Aparentemente, não existe relação direta entre a mineração em Araxá (MG), a gestão bancária de capitais financeiros, o Ministério das Relações Exteriores e a memória fotográfica, musical e literária do Brasil. No entanto, essas áreas estão costuradas há mais de seis décadas pela família Moreira Salles. Responsável por 85% da exploração mundial de nióbio (via CBMM), fundador do Unibanco e sócio do Itaú, a família do embaixador e banqueiro Walter Moreira Salles (1912- 2001) investiu também na criação e manutenção de uma das mais sólidas instituições culturais no país.
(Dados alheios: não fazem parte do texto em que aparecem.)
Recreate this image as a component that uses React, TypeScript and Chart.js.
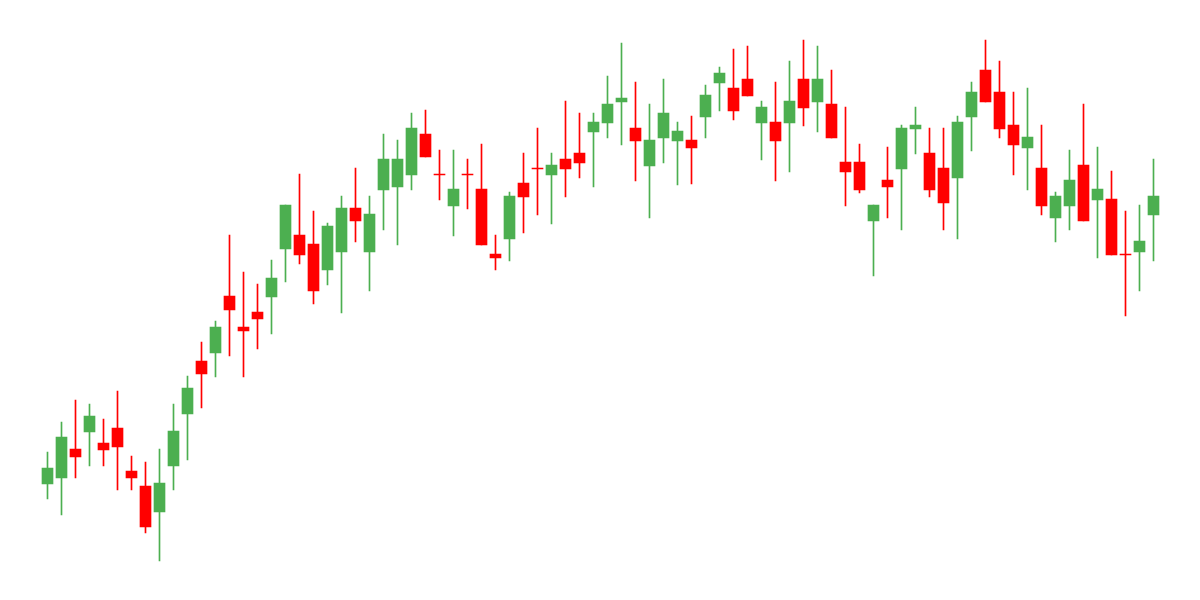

Com um acervo monumental de 800 mil imagens, 100 mil fonogramas, 1.200 obras de iconografia e 400 mil cartas e documentos, o Instituto Moreira Salles (IMS) prepara um dos passos mais ambiciosos de sua trajetória: a construção de um museu vertical na avenida Paulista, em São Paulo, entre as ruas Bela Cintra e Consolação. Com inauguração prevista para 2016, o novo espaço foi definido a partir de um concurso que reuniu seis importantes escritórios do país – Arquitetos Associados, Angelo Bucci (Spbr), Marcio Kogan (Studio Mk27), Una, Bernardes&Jacobsen e Andrade Morettin – este último, autor da proposta vencedora.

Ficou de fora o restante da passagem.